__WHAT IS ASKED__.
Starting at the first line of the data, please print exactly those lines through the one that holds "2.519, 2.535, 2.547];", omitting every picture.

__GIVEN DATA__.

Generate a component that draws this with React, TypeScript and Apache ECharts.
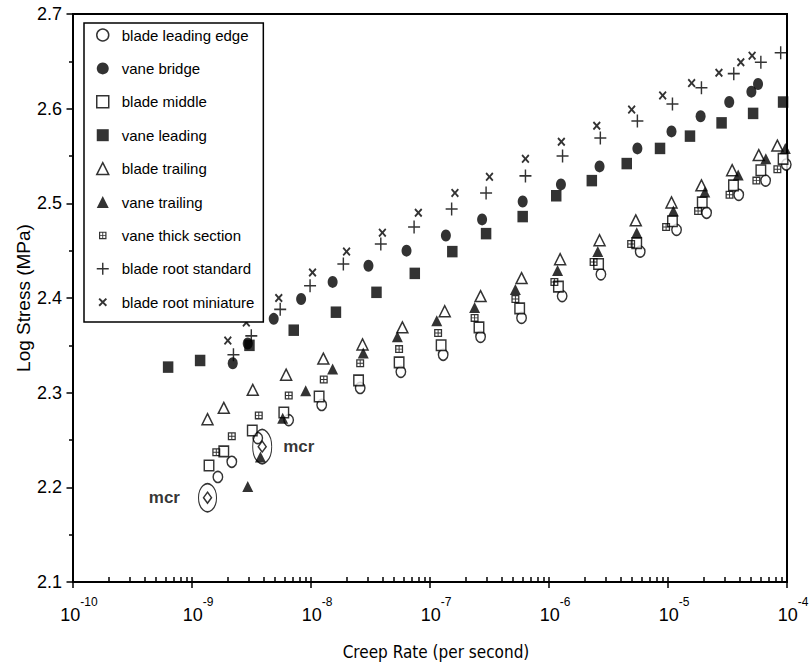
import React, { useEffect, useRef } from "react";
import * as echarts from "echarts";

// ---------- data (creep rate per second, log stress MPa) ----------
const bladeLeadingEdgeX = [1.65e-9, 2.16e-9, 3.57e-9, 6.49e-9, 1.23e-8, 2.59e-8, 5.69e-8, 1.29e-7, 2.66e-7, 5.88e-7, 1.29e-6, 2.73e-6, 5.84e-6, 1.18e-5, 2.11e-5, 3.93e-5, 6.61e-5, 9.86e-5];
const bladeLeadingEdgeY = [2.211, 2.227, 2.252, 2.271, 2.287, 2.305, 2.322, 2.34, 2.359, 2.379, 2.402, 2.425, 2.449, 2.472, 2.49, 2.509, 2.524, 2.541];

const vaneBridgeX = [2.2e-9, 2.94e-9, 4.86e-9, 8.26e-9, 1.52e-8, 3.04e-8, 6.35e-8, 1.36e-7, 2.74e-7, 6.01e-7, 1.26e-6, 2.66e-6, 5.53e-6, 1.07e-5, 1.88e-5, 3.27e-5, 5.02e-5, 5.71e-5];
const vaneBridgeY = [2.331, 2.352, 2.378, 2.399, 2.417, 2.434, 2.45, 2.466, 2.483, 2.502, 2.52, 2.539, 2.558, 2.576, 2.592, 2.607, 2.618, 2.626];

const bladeMiddleX = [1.39e-9, 1.85e-9, 3.21e-9, 5.91e-9, 1.17e-8, 2.51e-8, 5.5e-8, 1.24e-7, 2.58e-7, 5.67e-7, 1.2e-6, 2.61e-6, 5.46e-6, 1.09e-5, 1.94e-5, 3.55e-5, 6.03e-5, 9.27e-5];
const bladeMiddleY = [2.223, 2.238, 2.26, 2.279, 2.296, 2.313, 2.332, 2.35, 2.369, 2.389, 2.412, 2.436, 2.458, 2.481, 2.501, 2.519, 2.535, 2.547];

const vaneLeadingX = [6.3e-10, 1.17e-9, 3.04e-9, 7.16e-9, 1.62e-8, 3.55e-8, 7.45e-8, 1.54e-7, 2.96e-7, 6.01e-7, 1.15e-6, 2.29e-6, 4.5e-6, 8.57e-6, 1.53e-5, 2.82e-5, 5.19e-5, 9.27e-5];
const vaneLeadingY = [2.327, 2.334, 2.35, 2.366, 2.385, 2.406, 2.426, 2.449, 2.468, 2.486, 2.508, 2.524, 2.542, 2.558, 2.571, 2.585, 2.595, 2.607];

const bladeTrailingX = [1.35e-9, 1.85e-9, 3.24e-9, 6.18e-9, 1.27e-8, 2.71e-8, 5.86e-8, 1.33e-7, 2.66e-7, 5.88e-7, 1.24e-6, 2.66e-6, 5.36e-6, 1.07e-5, 1.91e-5, 3.46e-5, 5.79e-5, 8.3e-5];
const bladeTrailingY = [2.272, 2.284, 2.303, 2.319, 2.336, 2.351, 2.369, 2.386, 2.402, 2.421, 2.441, 2.461, 2.482, 2.501, 2.519, 2.535, 2.551, 2.561];

const vaneTrailingX = [2.94e-9, 3.76e-9, 5.78e-9, 9.02e-9, 1.52e-8, 2.75e-8, 5.32e-8, 1.14e-7, 2.37e-7, 5.22e-7, 1.18e-6, 2.57e-6, 5.46e-6, 1.11e-5, 2.04e-5, 3.89e-5, 6.64e-5, 9.68e-5];
const vaneTrailingY = [2.201, 2.232, 2.273, 2.302, 2.325, 2.342, 2.359, 2.376, 2.39, 2.409, 2.429, 2.449, 2.469, 2.492, 2.512, 2.53, 2.547, 2.558];

const vaneThickX = [1.6e-9, 2.16e-9, 3.64e-9, 6.5e-9, 1.28e-8, 2.59e-8, 5.5e-8, 1.17e-7, 2.37e-7, 5.22e-7, 1.11e-6, 2.37e-6, 4.9e-6, 9.64e-6, 1.79e-5, 3.29e-5, 5.53e-5, 8.3e-5];
const vaneThickY = [2.237, 2.254, 2.276, 2.297, 2.314, 2.331, 2.346, 2.363, 2.379, 2.399, 2.417, 2.438, 2.457, 2.475, 2.492, 2.509, 2.524, 2.536];

const rootStandardX = [2.23e-9, 3.15e-9, 5.51e-9, 9.82e-9, 1.87e-8, 3.86e-8, 7.35e-8, 1.52e-7, 2.96e-7, 6.34e-7, 1.3e-6, 2.7e-6, 5.53e-6, 1.09e-5, 1.91e-5, 3.57e-5, 6.03e-5, 8.85e-5];
const rootStandardY = [2.34, 2.36, 2.388, 2.413, 2.436, 2.457, 2.475, 2.494, 2.511, 2.529, 2.55, 2.569, 2.587, 2.605, 2.622, 2.637, 2.649, 2.659];

const rootMiniatureX = [2.0e-9, 2.86e-9, 5.36e-9, 1.03e-8, 1.99e-8, 3.98e-8, 7.98e-8, 1.62e-7, 3.16e-7, 6.34e-7, 1.27e-6, 2.52e-6, 4.95e-6, 9.02e-6, 1.58e-5, 2.68e-5, 4.09e-5, 5.09e-5];
const rootMiniatureY = [2.355, 2.374, 2.4, 2.427, 2.449, 2.469, 2.49, 2.511, 2.528, 2.547, 2.565, 2.582, 2.599, 2.614, 2.627, 2.638, 2.649, 2.656];

// minimum creep rate ("mcr") points, circled
const mcrX = [3.89e-9, 1.35e-9];
const mcrY = [2.243, 2.189];
const mcrLabel = "mcr";

const seriesNames = [
  "blade leading edge",
  "vane bridge",
  "blade middle",
  "vane leading",
  "blade trailing",
  "vane trailing",
  "vane thick section",
  "blade root standard",
  "blade root miniature",
];

const xMin = 1e-10;
const xMax = 1e-4;
const yMin = 2.1;
const yMax = 2.7;
const yStep = 0.1;

const xTitle = "Creep Rate (per second)";
const yTitle = "Log Stress (MPa)";

// ---------- styling ----------
const FONT = "'Liberation Sans', Arial, Helvetica, sans-serif";
const XNAME_FONT = "'DejaVu Sans Condensed', 'Liberation Sans Narrow', 'Liberation Sans', Arial, sans-serif";

const THICK_BODY = "M0,0H10V10H0Z M1.6,1.6V4.4H4.4V1.6Z M5.6,1.6V4.4H8.4V1.6Z M1.6,5.6V8.4H4.4V5.6Z M5.6,5.6V8.4H8.4V5.6Z";
const CROSS_BODY = "M0,1.6L1.6,0L5,3.4L8.4,0L10,1.6L6.6,5L10,8.4L8.4,10L5,6.6L1.6,10L0,8.4L3.4,5Z";
const PLUS_BODY = "M4.4,0H5.6V4.4H10V5.6H5.6V10H4.4V5.6H0V4.4H4.4Z";
const THICK = "path://" + THICK_BODY;
const CROSS = "path://" + CROSS_BODY;
const PLUS = "path://" + PLUS_BODY;
const THICK_LEGEND = "path://M-3,-3M13,13" + THICK_BODY;
const CROSS_LEGEND = "path://M-2,-2M12,12" + CROSS_BODY;

const hollow = { color: "#fff", borderColor: "#000", borderWidth: 1.5 };
const filled = { color: "#000", borderWidth: 0 };

const pairs = (xs: number[], ys: number[]) => xs.map((x, i) => [x, ys[i]]);

const seriesDefs = [
  { x: bladeLeadingEdgeX, y: bladeLeadingEdgeY, symbol: "circle", size: [9.5, 11], style: hollow, icon: "circle" },
  { x: vaneBridgeX, y: vaneBridgeY, symbol: "circle", size: [10, 12], style: filled, icon: "circle" },
  { x: bladeMiddleX, y: bladeMiddleY, symbol: "rect", size: [9.5, 10.5], style: hollow, icon: "rect" },
  { x: vaneLeadingX, y: vaneLeadingY, symbol: "rect", size: [10.5, 11.5], style: filled, icon: "rect" },
  { x: bladeTrailingX, y: bladeTrailingY, symbol: "triangle", size: [11, 11], style: hollow, icon: "triangle" },
  { x: vaneTrailingX, y: vaneTrailingY, symbol: "triangle", size: [11, 11], style: filled, icon: "triangle" },
  { x: vaneThickX, y: vaneThickY, symbol: THICK, size: [8, 8], style: filled, icon: THICK_LEGEND },
  { x: rootStandardX, y: rootStandardY, symbol: PLUS, size: [12, 13], style: filled, icon: PLUS },
  { x: rootMiniatureX, y: rootMiniatureY, symbol: CROSS, size: [8, 9], style: filled, icon: CROSS_LEGEND },
];

function buildOption(): any {
  const scatterSeries = seriesDefs.map((d, i) => ({
    type: "scatter",
    name: seriesNames[i],
    data: pairs(d.x, d.y),
    symbol: d.symbol,
    symbolSize: d.size,
    itemStyle: d.style,
    xAxisIndex: 0,
    yAxisIndex: 0,
    z: 3,
  }));

  const mcrData = pairs(mcrX, mcrY);

  return {
    animation: false,
    backgroundColor: "#fff",
    grid: { left: 73, top: 14, width: 714, height: 568, show: true, borderColor: "#000", borderWidth: 2, containLabel: false },
    legend: {
      orient: "vertical",
      left: 84,
      top: 23,
      padding: [4.5, 9, 12.3, 12],
      itemGap: 18.4,
      itemWidth: 12,
      itemHeight: 12,
      borderColor: "#000",
      borderWidth: 1.5,
      backgroundColor: "#fff",
      selectedMode: false,
      textStyle: { fontFamily: FONT, fontSize: 15, color: "#000", lineHeight: 15, padding: [0, 0, 0, 8] },
      data: seriesDefs.map((d, i) => ({ name: seriesNames[i], icon: d.icon, itemStyle: d.style })),
      z: 20,
    },
    xAxis: [
      {
        type: "log",
        logBase: 10,
        min: xMin,
        max: xMax,
        splitNumber: 6,
        position: "bottom",
        axisLine: { show: true, lineStyle: { color: "#000", width: 2 } },
        axisTick: { show: true, inside: false, length: 6, lineStyle: { color: "#000", width: 1.5 } },
        minorTick: { show: false },
        splitLine: { show: false },
        axisLabel: {
          margin: 14,
          padding: [0, 0, 0, 12],
          showMinLabel: true,
          showMaxLabel: true,
          formatter: (v: number) => `{b|10}{s|${Math.round(Math.log10(v))}}`,
          rich: {
            b: { fontFamily: FONT, fontSize: 18, color: "#000", lineHeight: 28, verticalAlign: "bottom" },
            s: { fontFamily: FONT, fontSize: 12, color: "#000", lineHeight: 12, verticalAlign: "top" },
          },
        },
        name: xTitle,
        nameLocation: "middle",
        nameGap: 61,
        nameMoveOverlap: false,
        nameTextStyle: { fontFamily: XNAME_FONT, fontSize: 17, color: "#000", padding: [0, 0, 0, 12] },
      },
      {
        // companion axis on the same log scale: inward decade ticks and log-spaced minor ticks
        type: "log",
        logBase: 10,
        min: xMin,
        max: xMax,
        splitNumber: 6,
        position: "bottom",
        offset: 0,
        axisLine: { show: false },
        axisTick: { show: true, inside: true, length: 5, lineStyle: { color: "#000", width: 1.5 } },
        minorTick: { show: true, splitNumber: 9, length: 5, lineStyle: { color: "#000", width: 1.5 } },
        splitLine: { show: false },
        minorSplitLine: { show: false },
        axisLabel: { show: false },
      },
    ],
    yAxis: {
      type: "value",
      min: yMin,
      max: yMax,
      interval: yStep,
      axisLine: { show: true, lineStyle: { color: "#000", width: 2 } },
      axisTick: { show: true, inside: false, length: 6.5, lineStyle: { color: "#000", width: 1.5 } },
      minorTick: { show: true, splitNumber: 2, length: 4, lineStyle: { color: "#000", width: 1.5 } },
      splitLine: { show: false },
      minorSplitLine: { show: false },
      axisLabel: { margin: 11, fontFamily: FONT, fontSize: 18, color: "#000", formatter: (v: number) => v.toFixed(1) },
      name: yTitle,
      nameLocation: "middle",
      nameGap: 40,
      nameMoveOverlap: false,
      nameTextStyle: { fontFamily: FONT, fontSize: 19, color: "#000" },
    },
    series: [
      ...scatterSeries,
      {
        type: "scatter",
        name: "mcr point",
        data: mcrData,
        symbol: "diamond",
        symbolSize: [8, 11],
        itemStyle: { color: "#fff", borderColor: "#000", borderWidth: 1.5 },
        xAxisIndex: 0,
        yAxisIndex: 0,
        z: 4,
      },
      {
        type: "scatter",
        name: "mcr ring",
        data: [
          { value: mcrData[0], symbolSize: [19, 34], label: { show: true, position: "right", distance: 11, formatter: mcrLabel } },
          { value: mcrData[1], symbolSize: [18, 28], label: { show: true, position: "left", distance: 18, formatter: mcrLabel } },
        ],
        symbol: "circle",
        itemStyle: { color: "transparent", borderColor: "#000", borderWidth: 1.3 },
        label: { fontFamily: FONT, fontSize: 17, fontWeight: "bold", color: "#000" },
        xAxisIndex: 0,
        yAxisIndex: 0,
        z: 5,
      },
    ],
  };
}

export default function App() {
  const ref = useRef<HTMLDivElement>(null);
  useEffect(() => {
    if (!ref.current) return;
    const chart = echarts.init(ref.current, null, { renderer: "svg" });
    chart.setOption(buildOption());
    return () => chart.dispose();
  }, []);
  return (
    <div
      ref={ref}
      style={{ position: "fixed", left: 0, top: 0, width: 812, height: 668, background: "#fff" }}
    />
  );
}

__OUTPUT__.
Generate a component that draws this with React, TypeScript and Apache ECharts.
import React, { useEffect, useRef } from "react";
import * as echarts from "echarts";

// ---------- data (creep rate per second, log stress MPa) ----------
const bladeLeadingEdgeX = [1.65e-9, 2.16e-9, 3.57e-9, 6.49e-9, 1.23e-8, 2.59e-8, 5.69e-8, 1.29e-7, 2.66e-7, 5.88e-7, 1.29e-6, 2.73e-6, 5.84e-6, 1.18e-5, 2.11e-5, 3.93e-5, 6.61e-5, 9.86e-5];
const bladeLeadingEdgeY = [2.211, 2.227, 2.252, 2.271, 2.287, 2.305, 2.322, 2.34, 2.359, 2.379, 2.402, 2.425, 2.449, 2.472, 2.49, 2.509, 2.524, 2.541];

const vaneBridgeX = [2.2e-9, 2.94e-9, 4.86e-9, 8.26e-9, 1.52e-8, 3.04e-8, 6.35e-8, 1.36e-7, 2.74e-7, 6.01e-7, 1.26e-6, 2.66e-6, 5.53e-6, 1.07e-5, 1.88e-5, 3.27e-5, 5.02e-5, 5.71e-5];
const vaneBridgeY = [2.331, 2.352, 2.378, 2.399, 2.417, 2.434, 2.45, 2.466, 2.483, 2.502, 2.52, 2.539, 2.558, 2.576, 2.592, 2.607, 2.618, 2.626];

const bladeMiddleX = [1.39e-9, 1.85e-9, 3.21e-9, 5.91e-9, 1.17e-8, 2.51e-8, 5.5e-8, 1.24e-7, 2.58e-7, 5.67e-7, 1.2e-6, 2.61e-6, 5.46e-6, 1.09e-5, 1.94e-5, 3.55e-5, 6.03e-5, 9.27e-5];
const bladeMiddleY = [2.223, 2.238, 2.26, 2.279, 2.296, 2.313, 2.332, 2.35, 2.369, 2.389, 2.412, 2.436, 2.458, 2.481, 2.501, 2.519, 2.535, 2.547];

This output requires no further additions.